-------- Input material --------

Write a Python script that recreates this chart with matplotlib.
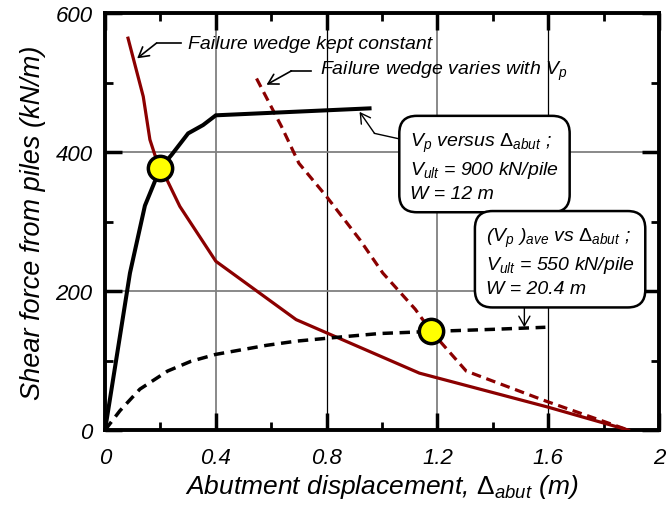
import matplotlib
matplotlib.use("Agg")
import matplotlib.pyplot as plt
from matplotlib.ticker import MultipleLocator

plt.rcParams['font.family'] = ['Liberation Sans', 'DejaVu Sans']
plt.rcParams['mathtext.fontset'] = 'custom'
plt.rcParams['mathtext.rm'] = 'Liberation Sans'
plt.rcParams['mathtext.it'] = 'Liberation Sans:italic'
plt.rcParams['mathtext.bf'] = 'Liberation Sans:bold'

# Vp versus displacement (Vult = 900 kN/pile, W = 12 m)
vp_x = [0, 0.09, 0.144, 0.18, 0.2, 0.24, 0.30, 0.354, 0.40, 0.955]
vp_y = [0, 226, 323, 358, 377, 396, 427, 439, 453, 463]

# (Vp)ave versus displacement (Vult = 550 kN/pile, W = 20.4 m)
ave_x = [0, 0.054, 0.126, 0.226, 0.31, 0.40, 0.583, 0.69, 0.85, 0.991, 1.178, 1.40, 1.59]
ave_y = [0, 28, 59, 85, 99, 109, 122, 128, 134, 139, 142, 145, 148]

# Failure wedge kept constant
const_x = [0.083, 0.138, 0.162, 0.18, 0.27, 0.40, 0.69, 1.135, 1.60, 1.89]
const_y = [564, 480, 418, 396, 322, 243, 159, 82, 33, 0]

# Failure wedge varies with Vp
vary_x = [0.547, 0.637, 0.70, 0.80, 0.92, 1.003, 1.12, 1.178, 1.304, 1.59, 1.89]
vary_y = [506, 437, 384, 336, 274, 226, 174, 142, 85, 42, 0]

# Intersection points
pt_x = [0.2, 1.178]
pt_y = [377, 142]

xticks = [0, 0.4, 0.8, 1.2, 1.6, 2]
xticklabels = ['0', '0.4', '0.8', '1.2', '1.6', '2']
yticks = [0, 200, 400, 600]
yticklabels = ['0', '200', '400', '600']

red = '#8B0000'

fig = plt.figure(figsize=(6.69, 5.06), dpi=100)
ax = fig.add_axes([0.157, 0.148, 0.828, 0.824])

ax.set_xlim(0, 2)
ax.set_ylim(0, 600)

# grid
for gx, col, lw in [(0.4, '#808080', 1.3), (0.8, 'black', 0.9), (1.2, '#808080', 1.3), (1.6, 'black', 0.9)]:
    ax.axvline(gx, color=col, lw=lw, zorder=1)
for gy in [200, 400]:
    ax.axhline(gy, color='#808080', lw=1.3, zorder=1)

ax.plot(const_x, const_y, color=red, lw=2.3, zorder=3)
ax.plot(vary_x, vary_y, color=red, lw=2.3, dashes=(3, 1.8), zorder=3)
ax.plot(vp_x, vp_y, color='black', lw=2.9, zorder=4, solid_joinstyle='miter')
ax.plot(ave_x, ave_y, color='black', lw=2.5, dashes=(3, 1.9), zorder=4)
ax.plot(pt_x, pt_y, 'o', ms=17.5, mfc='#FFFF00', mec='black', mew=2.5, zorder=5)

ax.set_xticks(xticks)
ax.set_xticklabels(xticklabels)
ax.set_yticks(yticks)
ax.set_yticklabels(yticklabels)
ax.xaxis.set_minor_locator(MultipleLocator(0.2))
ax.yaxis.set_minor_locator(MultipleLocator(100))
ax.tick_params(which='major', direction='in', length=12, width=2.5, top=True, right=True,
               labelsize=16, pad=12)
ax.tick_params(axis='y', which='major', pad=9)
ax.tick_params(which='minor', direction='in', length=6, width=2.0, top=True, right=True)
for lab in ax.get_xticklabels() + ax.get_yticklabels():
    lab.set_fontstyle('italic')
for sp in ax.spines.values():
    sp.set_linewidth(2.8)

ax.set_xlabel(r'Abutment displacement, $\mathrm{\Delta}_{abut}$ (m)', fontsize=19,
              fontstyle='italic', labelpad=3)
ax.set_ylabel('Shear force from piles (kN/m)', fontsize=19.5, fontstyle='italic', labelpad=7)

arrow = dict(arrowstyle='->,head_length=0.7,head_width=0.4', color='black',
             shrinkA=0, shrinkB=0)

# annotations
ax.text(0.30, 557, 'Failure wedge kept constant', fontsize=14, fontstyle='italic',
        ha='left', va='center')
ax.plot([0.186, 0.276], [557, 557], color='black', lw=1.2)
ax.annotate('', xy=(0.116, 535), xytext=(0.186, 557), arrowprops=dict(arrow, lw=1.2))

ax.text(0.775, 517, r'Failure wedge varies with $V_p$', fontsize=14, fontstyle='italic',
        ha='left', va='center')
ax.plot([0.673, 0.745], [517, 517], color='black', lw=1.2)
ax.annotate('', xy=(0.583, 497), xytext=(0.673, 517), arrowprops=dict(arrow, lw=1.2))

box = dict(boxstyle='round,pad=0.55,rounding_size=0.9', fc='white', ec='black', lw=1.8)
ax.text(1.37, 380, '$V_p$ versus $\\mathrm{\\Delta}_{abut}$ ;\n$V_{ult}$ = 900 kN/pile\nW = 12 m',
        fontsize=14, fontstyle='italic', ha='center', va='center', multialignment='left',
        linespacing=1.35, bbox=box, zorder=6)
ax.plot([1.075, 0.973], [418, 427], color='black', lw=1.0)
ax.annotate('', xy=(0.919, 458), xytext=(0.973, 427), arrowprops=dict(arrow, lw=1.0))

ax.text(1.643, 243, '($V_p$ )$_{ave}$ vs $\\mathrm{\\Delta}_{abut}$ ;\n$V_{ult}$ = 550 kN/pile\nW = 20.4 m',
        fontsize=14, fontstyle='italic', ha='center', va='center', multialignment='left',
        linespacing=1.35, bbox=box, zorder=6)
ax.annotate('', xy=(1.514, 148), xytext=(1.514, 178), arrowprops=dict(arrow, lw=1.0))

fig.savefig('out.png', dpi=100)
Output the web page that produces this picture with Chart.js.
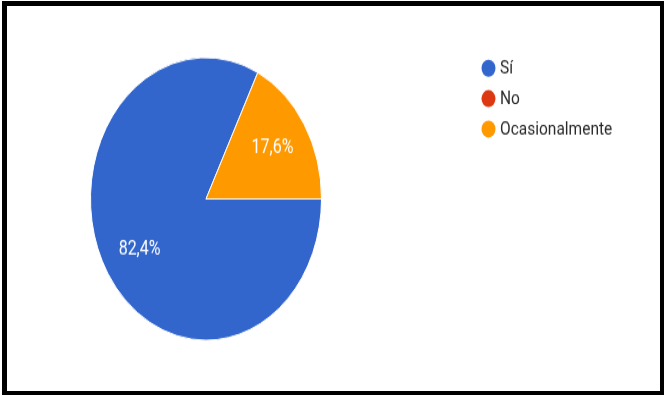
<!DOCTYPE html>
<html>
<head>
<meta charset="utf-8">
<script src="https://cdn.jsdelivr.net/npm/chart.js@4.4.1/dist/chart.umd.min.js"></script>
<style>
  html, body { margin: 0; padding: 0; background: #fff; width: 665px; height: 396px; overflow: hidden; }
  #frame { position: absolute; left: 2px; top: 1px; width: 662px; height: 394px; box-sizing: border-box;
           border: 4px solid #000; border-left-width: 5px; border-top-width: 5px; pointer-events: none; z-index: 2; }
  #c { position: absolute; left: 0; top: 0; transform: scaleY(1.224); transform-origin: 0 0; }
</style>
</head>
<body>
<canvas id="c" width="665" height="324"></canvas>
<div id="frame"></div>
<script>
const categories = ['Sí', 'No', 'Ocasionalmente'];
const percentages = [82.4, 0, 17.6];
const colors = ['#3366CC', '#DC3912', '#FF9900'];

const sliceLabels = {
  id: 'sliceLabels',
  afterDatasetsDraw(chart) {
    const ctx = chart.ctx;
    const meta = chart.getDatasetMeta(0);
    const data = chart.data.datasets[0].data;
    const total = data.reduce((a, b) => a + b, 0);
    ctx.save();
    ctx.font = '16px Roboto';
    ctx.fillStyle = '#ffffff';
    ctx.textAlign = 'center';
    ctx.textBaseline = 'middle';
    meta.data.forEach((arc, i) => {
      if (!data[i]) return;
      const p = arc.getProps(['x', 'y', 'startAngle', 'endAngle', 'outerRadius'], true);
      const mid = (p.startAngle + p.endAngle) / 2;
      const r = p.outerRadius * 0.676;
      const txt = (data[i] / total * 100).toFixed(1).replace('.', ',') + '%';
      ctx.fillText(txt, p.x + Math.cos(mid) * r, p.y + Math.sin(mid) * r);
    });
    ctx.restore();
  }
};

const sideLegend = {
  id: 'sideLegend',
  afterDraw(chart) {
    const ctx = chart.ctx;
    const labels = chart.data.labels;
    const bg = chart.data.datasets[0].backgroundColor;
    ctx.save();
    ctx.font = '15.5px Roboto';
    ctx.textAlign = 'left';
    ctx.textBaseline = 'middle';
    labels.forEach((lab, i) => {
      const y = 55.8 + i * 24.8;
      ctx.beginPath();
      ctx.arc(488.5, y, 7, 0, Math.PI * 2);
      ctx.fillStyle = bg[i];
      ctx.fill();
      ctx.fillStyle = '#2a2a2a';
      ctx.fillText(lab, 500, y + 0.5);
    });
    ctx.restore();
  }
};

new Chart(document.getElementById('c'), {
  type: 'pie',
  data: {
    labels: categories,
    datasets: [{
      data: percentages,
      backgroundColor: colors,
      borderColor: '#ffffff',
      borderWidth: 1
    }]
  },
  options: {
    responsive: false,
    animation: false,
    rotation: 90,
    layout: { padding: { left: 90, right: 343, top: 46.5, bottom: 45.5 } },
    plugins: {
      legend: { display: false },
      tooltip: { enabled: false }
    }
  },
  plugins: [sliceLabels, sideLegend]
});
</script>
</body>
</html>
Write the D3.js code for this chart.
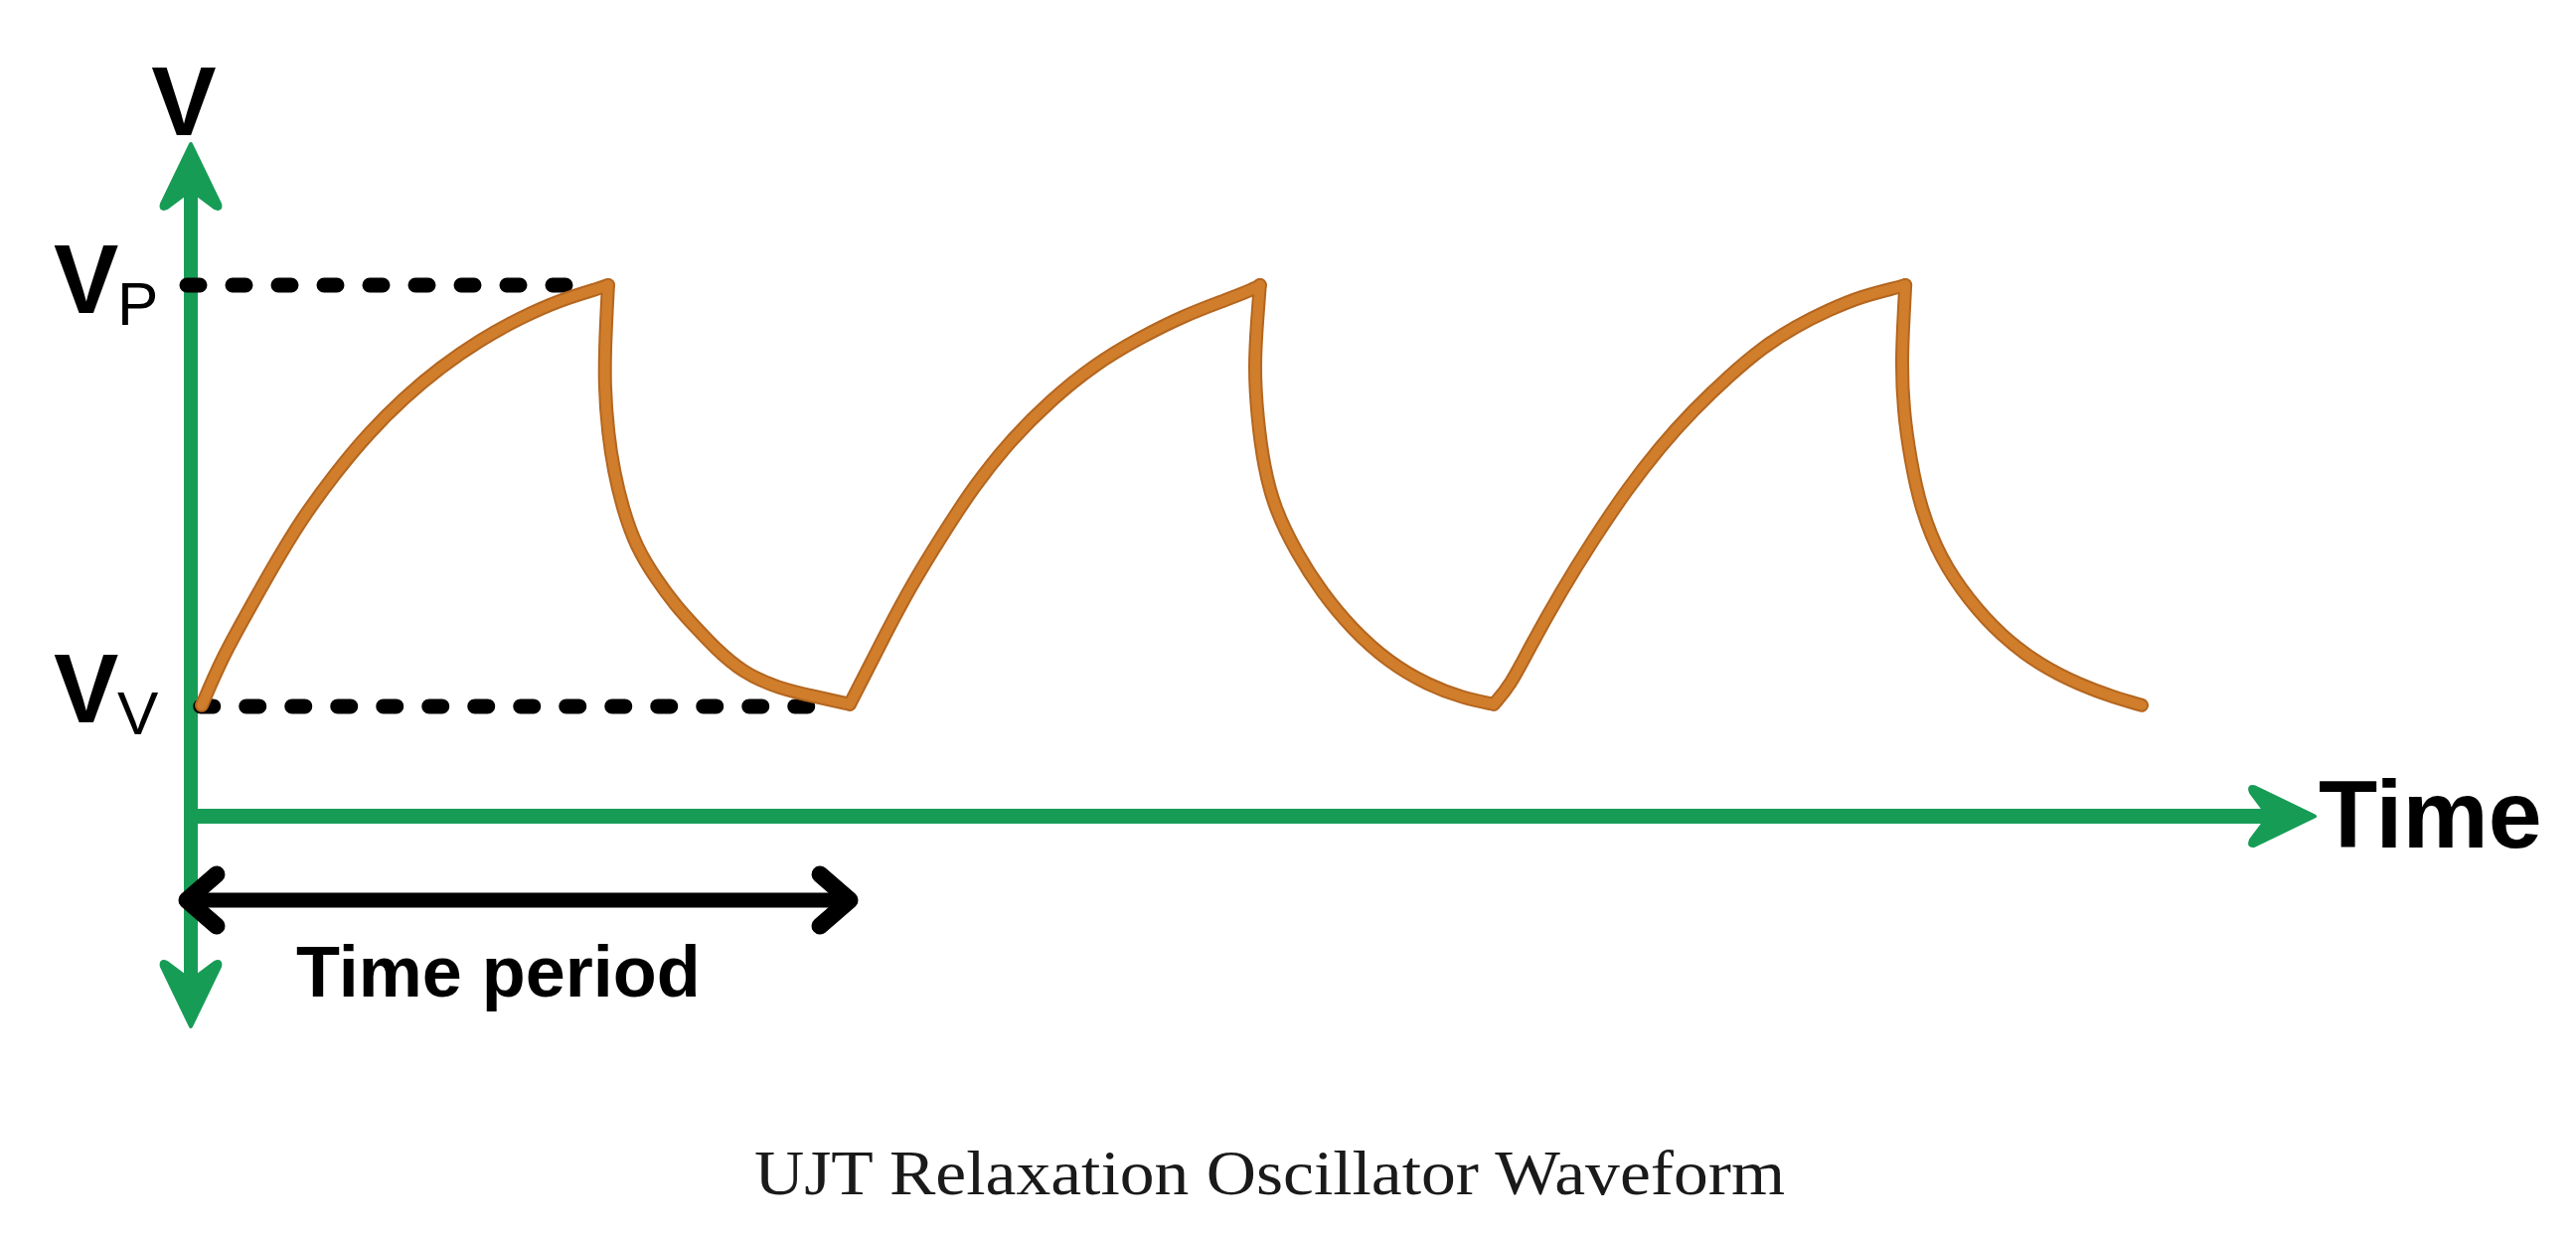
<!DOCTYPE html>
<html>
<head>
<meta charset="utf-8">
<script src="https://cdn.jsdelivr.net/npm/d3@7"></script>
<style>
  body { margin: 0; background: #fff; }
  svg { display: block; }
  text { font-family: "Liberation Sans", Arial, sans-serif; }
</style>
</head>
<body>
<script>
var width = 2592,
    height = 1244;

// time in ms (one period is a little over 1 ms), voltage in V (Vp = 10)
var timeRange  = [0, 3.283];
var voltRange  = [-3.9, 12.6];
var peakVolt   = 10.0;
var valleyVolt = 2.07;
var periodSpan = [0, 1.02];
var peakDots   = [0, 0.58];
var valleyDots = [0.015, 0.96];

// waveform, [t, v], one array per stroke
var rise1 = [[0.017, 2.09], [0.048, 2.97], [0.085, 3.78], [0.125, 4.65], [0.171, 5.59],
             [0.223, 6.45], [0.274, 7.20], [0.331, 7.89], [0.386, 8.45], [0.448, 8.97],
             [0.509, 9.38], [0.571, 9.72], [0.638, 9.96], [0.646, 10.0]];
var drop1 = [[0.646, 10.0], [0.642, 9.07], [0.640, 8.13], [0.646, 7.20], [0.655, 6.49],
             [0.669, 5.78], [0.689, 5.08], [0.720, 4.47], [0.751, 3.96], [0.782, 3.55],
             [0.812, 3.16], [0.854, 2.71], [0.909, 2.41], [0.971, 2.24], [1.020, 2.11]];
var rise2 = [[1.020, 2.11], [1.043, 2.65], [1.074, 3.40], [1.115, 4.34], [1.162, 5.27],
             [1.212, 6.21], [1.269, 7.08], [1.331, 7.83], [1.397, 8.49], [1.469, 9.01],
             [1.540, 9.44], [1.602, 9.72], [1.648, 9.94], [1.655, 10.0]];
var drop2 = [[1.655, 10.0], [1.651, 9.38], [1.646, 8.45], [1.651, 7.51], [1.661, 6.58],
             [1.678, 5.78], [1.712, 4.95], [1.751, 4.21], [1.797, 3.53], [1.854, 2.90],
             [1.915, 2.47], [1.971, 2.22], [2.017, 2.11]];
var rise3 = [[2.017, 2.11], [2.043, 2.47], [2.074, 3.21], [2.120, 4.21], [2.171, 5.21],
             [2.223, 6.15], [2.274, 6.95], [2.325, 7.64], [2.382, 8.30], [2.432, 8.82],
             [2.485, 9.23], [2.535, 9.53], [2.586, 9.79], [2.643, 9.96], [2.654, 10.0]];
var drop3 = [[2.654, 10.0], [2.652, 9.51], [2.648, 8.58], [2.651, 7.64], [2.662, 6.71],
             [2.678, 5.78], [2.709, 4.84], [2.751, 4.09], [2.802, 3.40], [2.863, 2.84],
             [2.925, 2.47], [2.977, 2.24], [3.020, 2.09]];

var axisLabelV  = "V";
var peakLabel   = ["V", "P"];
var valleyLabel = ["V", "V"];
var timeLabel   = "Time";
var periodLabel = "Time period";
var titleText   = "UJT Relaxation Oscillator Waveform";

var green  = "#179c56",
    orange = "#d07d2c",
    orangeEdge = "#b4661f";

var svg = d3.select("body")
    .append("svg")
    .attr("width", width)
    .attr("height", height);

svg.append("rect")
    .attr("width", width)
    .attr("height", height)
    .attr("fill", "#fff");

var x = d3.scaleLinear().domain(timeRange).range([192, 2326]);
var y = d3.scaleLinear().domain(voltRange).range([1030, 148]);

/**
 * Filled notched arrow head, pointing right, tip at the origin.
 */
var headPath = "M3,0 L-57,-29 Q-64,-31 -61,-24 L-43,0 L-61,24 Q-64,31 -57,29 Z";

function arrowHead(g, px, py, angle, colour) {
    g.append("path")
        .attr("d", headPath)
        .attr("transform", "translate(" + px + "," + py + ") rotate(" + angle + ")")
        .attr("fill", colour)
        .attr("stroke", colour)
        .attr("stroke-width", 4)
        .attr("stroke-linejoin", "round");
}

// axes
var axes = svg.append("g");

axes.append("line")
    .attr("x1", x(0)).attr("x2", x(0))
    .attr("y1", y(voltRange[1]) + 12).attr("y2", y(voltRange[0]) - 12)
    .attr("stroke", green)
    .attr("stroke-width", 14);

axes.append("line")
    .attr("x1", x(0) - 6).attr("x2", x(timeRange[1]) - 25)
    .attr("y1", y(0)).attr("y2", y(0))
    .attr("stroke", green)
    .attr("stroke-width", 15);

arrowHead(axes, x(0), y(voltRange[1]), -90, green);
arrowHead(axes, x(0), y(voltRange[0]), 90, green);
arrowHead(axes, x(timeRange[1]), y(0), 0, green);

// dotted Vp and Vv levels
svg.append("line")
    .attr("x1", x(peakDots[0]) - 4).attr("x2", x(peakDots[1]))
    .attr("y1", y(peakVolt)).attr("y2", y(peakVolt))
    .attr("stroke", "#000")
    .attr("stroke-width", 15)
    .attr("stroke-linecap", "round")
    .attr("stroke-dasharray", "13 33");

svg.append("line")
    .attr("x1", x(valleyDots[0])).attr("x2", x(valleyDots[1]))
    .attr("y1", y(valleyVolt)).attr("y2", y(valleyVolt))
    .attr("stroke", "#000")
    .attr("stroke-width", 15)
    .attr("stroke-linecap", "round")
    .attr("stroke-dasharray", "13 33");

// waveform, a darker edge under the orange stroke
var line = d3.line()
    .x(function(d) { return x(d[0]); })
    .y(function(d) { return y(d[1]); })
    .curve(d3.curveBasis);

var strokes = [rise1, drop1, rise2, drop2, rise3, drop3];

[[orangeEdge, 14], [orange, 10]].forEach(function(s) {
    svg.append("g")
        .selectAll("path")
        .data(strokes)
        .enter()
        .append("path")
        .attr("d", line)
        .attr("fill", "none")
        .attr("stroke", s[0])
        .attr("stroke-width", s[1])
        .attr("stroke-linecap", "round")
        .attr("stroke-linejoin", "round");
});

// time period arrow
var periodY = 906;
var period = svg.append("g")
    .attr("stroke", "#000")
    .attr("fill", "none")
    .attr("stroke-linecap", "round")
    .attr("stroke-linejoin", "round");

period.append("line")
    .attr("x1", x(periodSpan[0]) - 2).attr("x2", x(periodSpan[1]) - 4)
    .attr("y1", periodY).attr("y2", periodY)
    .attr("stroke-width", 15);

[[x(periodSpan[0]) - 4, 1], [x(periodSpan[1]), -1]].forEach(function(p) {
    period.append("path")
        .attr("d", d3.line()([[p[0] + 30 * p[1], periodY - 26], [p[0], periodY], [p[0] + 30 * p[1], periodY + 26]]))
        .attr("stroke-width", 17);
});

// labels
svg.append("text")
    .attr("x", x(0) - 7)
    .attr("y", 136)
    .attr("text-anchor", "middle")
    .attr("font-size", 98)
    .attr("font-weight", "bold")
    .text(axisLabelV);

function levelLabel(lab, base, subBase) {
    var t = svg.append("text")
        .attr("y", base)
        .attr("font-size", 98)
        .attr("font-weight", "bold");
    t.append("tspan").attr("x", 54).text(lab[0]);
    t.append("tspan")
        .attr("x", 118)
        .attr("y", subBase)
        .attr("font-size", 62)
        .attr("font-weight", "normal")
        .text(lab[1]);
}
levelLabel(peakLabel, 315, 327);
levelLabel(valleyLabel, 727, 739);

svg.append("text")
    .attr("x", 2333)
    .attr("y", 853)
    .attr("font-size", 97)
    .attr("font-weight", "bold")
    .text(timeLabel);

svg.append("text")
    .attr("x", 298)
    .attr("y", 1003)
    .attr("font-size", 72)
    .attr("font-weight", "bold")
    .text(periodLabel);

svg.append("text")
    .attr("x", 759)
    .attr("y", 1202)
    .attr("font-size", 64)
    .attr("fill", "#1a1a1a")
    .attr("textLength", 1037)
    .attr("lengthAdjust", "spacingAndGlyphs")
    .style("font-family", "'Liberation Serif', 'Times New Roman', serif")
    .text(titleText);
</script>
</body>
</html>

--------

→ Exercise directions: Find the count of lines in the data above where the string "this" occurs. Provide that number alone.

→ Answer to the problem: 3